Don’t Try To Learn Reactive Programming, Reinvent It Inside Out With Signals
Sunday • July 20th 2025 • 10:13:21 pm
Learning operators is the biggest mistake you can make, you have to make your own Reactive Variables and Operators.
A reactive variable is one that broadcasts when it changes, that means it has an array of subscribers, functions called when value changes.
From an outside perspective, it is a function that listens to the change, if you make it return another Reactive Variable.
You just created a reactive operator, now whenever the first thing changes, everything down this Reactive Variable chain or tree will recalculate.
This is not, normal programming, this is programming that has been twisted and turned at strange angles.
The need for reactive programming is very real, when you convert variables that can be updated to reactive variables.
Whenever there is a change, your program automatically updates.
The change ripples through pipes, tress, or networks of functions, that add up to update the running program state.
When creating a layout engine for a game, or a user interface, you can’t just add heights to get the correct number.
Because when a height changes somewhere, perhaps from user resizing their window or webpage font.
You can’t do anything with that new value, you have to re-run your layout, re-render.
But when all the dynamic variables in your program, are Reactive Variables or Signals only wherever that value is used will change.
So if you have a stack of buttons in a box, and one of the buttons resizes, because its label wraps.
Only the part of your program, that initially calculated the box height, will re-run.
Because that calculation depends on all the heights of all the buttons, which are reactive variables.
Reactive Variables are Objects, which means they can do a lot more, than just hold a value, they can ask the browser what the value should be.

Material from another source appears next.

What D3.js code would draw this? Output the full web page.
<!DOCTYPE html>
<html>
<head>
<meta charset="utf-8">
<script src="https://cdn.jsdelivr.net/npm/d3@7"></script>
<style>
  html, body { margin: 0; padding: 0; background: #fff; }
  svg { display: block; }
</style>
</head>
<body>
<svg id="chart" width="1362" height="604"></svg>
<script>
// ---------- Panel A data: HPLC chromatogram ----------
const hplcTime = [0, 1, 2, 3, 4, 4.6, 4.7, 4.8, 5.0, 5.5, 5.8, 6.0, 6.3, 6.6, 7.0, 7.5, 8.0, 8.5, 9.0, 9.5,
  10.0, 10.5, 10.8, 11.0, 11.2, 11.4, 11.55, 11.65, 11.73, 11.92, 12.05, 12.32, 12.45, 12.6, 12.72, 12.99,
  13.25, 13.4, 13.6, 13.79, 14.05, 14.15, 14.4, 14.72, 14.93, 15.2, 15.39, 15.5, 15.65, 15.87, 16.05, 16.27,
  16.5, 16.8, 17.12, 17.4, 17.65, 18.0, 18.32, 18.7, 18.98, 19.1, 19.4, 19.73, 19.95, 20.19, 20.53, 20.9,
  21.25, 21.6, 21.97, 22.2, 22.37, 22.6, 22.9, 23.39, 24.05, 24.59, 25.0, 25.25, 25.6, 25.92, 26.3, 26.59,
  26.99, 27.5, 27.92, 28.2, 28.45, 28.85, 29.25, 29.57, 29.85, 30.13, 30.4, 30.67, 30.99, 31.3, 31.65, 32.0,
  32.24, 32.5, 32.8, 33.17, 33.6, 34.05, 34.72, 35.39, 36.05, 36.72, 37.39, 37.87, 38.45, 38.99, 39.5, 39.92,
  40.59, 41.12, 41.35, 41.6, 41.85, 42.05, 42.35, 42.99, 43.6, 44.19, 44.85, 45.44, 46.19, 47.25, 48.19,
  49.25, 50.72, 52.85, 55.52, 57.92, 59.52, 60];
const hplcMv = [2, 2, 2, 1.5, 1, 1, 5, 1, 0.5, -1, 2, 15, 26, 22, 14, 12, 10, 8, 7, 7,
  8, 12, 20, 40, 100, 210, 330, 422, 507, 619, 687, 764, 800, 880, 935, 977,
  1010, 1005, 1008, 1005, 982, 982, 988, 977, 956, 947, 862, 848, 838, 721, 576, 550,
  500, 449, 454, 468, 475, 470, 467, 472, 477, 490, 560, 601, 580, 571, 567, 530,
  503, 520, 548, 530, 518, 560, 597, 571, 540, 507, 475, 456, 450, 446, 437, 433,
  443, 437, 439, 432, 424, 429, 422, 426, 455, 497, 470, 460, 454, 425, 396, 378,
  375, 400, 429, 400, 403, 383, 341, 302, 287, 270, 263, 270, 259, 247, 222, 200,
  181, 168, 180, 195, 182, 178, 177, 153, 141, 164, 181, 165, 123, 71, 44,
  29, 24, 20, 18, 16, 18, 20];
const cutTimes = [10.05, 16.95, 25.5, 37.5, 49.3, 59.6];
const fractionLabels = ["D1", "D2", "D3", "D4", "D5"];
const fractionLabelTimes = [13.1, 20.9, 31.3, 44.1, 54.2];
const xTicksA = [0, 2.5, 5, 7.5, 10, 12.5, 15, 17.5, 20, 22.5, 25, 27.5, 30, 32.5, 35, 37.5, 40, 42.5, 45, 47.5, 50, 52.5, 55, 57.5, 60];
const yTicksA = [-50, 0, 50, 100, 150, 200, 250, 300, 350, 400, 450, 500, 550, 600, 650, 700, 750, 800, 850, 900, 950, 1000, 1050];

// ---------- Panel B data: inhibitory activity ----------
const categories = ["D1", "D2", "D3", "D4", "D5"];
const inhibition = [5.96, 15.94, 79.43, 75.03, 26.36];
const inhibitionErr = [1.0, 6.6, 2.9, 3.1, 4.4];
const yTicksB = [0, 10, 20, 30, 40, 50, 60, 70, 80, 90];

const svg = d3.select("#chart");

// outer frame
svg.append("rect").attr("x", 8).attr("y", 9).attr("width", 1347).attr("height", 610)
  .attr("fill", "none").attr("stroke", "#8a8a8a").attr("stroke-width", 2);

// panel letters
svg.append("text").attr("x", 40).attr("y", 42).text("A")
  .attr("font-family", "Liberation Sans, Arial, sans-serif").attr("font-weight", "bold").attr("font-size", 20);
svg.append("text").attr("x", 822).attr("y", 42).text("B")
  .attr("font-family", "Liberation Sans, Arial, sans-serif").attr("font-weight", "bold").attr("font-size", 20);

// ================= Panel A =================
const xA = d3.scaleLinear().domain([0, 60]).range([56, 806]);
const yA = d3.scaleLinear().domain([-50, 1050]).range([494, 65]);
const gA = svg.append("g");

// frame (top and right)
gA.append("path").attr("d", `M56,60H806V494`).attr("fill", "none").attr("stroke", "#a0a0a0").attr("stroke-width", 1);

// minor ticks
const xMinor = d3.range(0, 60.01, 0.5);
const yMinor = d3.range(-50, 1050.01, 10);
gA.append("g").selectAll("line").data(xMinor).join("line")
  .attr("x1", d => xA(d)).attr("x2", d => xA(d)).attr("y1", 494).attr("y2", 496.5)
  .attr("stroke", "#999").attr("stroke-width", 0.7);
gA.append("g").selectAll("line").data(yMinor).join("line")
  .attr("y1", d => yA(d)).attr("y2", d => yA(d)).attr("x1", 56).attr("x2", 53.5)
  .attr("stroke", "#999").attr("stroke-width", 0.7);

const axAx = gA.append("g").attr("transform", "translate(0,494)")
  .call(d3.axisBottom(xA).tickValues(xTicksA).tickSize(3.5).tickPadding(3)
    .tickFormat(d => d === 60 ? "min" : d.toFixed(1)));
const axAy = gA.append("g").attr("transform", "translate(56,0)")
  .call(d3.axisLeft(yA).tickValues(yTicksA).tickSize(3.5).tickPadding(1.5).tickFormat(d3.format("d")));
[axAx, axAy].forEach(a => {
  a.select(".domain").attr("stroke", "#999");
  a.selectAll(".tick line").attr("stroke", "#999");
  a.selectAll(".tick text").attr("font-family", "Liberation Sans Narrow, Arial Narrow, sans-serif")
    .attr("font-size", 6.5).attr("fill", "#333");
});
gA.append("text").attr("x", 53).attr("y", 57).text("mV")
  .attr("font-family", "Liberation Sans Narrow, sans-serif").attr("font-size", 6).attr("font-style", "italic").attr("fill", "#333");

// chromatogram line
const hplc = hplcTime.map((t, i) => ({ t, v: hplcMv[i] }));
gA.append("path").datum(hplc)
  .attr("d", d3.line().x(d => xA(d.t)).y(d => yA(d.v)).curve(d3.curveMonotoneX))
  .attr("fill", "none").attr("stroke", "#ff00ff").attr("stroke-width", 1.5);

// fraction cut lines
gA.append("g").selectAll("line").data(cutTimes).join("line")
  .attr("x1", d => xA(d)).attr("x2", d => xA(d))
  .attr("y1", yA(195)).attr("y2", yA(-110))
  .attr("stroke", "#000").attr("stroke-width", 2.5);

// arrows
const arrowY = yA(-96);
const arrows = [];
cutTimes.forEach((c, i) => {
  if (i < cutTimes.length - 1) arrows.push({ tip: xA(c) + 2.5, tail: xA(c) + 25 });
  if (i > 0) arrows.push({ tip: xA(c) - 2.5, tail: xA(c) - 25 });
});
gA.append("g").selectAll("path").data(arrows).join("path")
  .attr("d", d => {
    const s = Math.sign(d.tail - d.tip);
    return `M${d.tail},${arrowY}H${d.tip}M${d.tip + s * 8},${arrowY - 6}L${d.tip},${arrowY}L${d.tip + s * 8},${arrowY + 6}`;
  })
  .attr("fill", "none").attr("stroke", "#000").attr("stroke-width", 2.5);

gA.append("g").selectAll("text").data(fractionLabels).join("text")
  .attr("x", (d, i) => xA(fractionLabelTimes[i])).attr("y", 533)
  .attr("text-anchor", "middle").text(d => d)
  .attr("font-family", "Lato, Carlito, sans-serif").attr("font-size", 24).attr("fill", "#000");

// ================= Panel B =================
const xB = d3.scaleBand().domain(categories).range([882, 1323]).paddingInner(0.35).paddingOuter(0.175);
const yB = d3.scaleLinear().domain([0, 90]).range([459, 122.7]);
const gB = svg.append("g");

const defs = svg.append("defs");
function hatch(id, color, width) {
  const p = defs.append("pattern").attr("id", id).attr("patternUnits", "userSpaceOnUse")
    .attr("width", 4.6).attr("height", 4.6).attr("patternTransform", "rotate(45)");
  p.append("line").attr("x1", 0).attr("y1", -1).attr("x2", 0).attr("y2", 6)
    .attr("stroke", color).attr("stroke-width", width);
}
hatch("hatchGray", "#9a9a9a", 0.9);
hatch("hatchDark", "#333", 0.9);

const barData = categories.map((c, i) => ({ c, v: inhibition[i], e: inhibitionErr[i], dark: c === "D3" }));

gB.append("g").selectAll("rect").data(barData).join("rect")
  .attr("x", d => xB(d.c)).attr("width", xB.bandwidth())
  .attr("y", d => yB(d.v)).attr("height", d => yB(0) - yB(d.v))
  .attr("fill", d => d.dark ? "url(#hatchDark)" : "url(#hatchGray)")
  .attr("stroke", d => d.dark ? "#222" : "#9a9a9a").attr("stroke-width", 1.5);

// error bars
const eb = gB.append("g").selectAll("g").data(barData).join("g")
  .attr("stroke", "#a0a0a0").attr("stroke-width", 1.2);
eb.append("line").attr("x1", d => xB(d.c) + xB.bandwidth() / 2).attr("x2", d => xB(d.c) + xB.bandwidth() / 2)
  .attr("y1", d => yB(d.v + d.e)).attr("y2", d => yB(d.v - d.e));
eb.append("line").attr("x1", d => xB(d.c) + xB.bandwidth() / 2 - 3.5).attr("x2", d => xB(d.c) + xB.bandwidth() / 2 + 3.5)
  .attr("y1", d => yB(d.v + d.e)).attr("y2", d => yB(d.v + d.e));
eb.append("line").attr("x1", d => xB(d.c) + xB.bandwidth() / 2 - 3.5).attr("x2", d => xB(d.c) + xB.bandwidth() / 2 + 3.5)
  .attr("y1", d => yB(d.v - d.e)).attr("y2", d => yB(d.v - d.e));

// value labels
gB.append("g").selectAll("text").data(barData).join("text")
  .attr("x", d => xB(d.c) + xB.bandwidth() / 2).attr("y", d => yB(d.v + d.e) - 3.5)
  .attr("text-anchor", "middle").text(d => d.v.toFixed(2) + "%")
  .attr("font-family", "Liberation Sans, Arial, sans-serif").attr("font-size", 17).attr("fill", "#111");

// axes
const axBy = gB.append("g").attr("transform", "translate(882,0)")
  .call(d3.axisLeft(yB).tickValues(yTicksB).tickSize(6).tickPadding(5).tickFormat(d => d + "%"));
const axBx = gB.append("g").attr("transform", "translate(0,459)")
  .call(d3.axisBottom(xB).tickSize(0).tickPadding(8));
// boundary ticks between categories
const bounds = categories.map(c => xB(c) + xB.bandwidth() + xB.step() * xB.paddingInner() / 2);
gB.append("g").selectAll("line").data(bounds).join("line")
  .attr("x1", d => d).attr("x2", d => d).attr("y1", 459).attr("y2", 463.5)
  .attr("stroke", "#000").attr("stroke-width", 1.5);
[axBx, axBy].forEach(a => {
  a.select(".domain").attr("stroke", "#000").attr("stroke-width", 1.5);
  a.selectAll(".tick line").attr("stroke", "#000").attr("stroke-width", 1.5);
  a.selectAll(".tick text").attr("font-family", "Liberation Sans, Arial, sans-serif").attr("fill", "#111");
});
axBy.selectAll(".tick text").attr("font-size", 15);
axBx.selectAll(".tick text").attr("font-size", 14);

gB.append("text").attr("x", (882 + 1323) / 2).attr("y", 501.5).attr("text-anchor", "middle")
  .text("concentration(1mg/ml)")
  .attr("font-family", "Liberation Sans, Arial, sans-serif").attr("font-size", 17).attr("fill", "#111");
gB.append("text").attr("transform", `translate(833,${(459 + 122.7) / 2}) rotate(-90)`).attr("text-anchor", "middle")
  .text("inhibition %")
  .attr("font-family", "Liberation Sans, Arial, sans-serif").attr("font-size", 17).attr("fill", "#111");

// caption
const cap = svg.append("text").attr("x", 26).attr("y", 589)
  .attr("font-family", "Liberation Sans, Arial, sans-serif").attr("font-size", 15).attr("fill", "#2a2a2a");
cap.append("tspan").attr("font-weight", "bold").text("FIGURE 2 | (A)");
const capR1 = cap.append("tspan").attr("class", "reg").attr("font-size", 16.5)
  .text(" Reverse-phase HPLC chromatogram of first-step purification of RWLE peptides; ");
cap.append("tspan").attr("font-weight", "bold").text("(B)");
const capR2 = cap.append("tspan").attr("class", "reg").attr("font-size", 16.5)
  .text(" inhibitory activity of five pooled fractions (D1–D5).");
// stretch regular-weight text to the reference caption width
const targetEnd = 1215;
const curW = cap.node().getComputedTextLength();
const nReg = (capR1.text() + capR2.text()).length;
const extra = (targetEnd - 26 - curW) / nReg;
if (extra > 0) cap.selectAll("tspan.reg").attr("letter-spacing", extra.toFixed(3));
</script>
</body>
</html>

In deed, couple of days ago I created a “fake” Signal, or Reactive Variable, that does not accept a value, but an HTML element, something on a web page.
And it relies on the browser, to set its value, as it measures and continues observing dimension of an HTML element.
You can use that as a normal variable in your Reactive Operators, but it sets it self, and turns it self off when no longer listened to.
Perhaps the most powerful feature, is being able to update your calculations, simply by throwing a new reactive variable into your signal set.
If you want to introduce a gap property to your button layout, you just add it in.
In standard programming, you would worry what could break, in reactive programming the variables and calculations come first.
But what really speaks for reactive programming, is the result.
You go from 250 lines of “this will take a while to just grasp”, to 3 lines of code that will make your weaker co-wokers retire on the spot.
Some because of the beauty, but most just out of the intimidating strangeness of the code.
Which is why it is so amazing to start your programming journey, with asking AI to make you a simple and lightweight signal implementation.
That 1. ignores nullish values, 2. only notifies when the value changes, and 3. instantly executes the callback on subscription if the value is not nullish.
Tell it to use a Set for subscribers, and return an unsubscribe function from the subscription, for ultimate comfort.
And then you just ask it to extend your signal class with map, filter, scan or reduce, and combineLatest.
This could be as short as 30 lines of code, but you start learning programming right at it heart.
Becoming more and more powerful, with every new operator you study, comprehend, adopt or invent.
Up until you are just so OP (overpowered), that other programmers around you will seriously consider retirement.
To people who don’t know that they need to start with a lightweight Signal, and some base operators.
Reactive programming, is indistinguishable from powerful magic.